Finalisation of the scheme meeting is slated for June 7. But doubts over Hanlong’s ability to gain a large Chinese partner in order to secure the necessary takeover funding may further delay the protracted deal.
In its request for the trading halt, Sundance said Hanlong had not yet finalised discussions with potential large Chinese partners, a requirement set out by China’s National Development and Reform Commission.
As a result, Sundance has been advised by Hanlong that it is unlikely to be in a position to deliver the credit-approved term sheets by March 26, as required under the SIA.
Adding further fuel to speculation are media reports out of China yesterday alleging Hanlong chairman Liu Han was detained by Chinese police along with his ex-wife for an unknown reason.

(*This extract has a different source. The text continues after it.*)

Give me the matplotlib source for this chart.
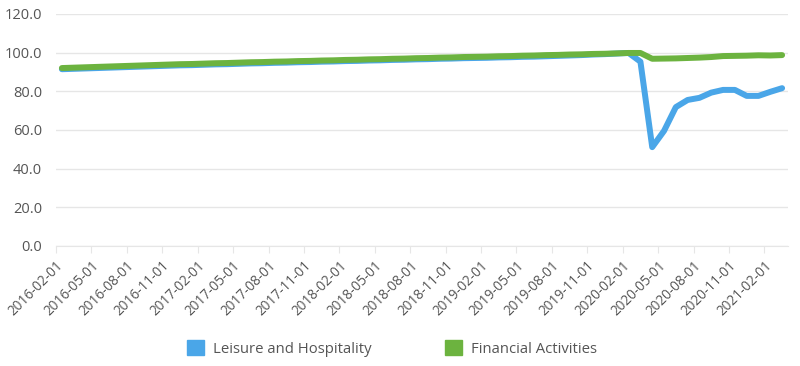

Sundance drew attention to this in the request, confirming it was “seeking information” from Hanlong regarding the media speculation concerning Han.
In the absence of an agreed extension, a failure by Hanlong to achieve delivery of the credit-approved term sheets would trigger a five business day good faith consultation period.
This would be followed by a 10 business day termination period in which Hanlong and Sundance would terminate the proposed transaction.
While Sundance’s shares will remain in suspension until April 8, Sundance plans to update the market on any developments that may surface throughout the period.
According to Bloomberg, both parties are scheduled to meet in Perth later this week to discuss matters.
The proposed transaction between the parties has been in the works since Hanlong first announced its intention to acquire Sundance in July 2011.
The deal was set to draw to a close last December, but it was further delayed after Hanlong was unable to secure financing in time for a shareholders meeting due to take place on December 14.
Shares in Sundance have been on a downward slide on the back of continued delays to the takeover.
Sundance was trading at 38c at the beginning of 2013 but shares hit 21c before the company entered into a halt.
Sundance’s key project is the Mbalam iron ore project is on the border of the Republic of the Congo and the Republic of Cameroon. It is expected to produce 35 million tonnes of direct shipping iron ore for the first 10 years.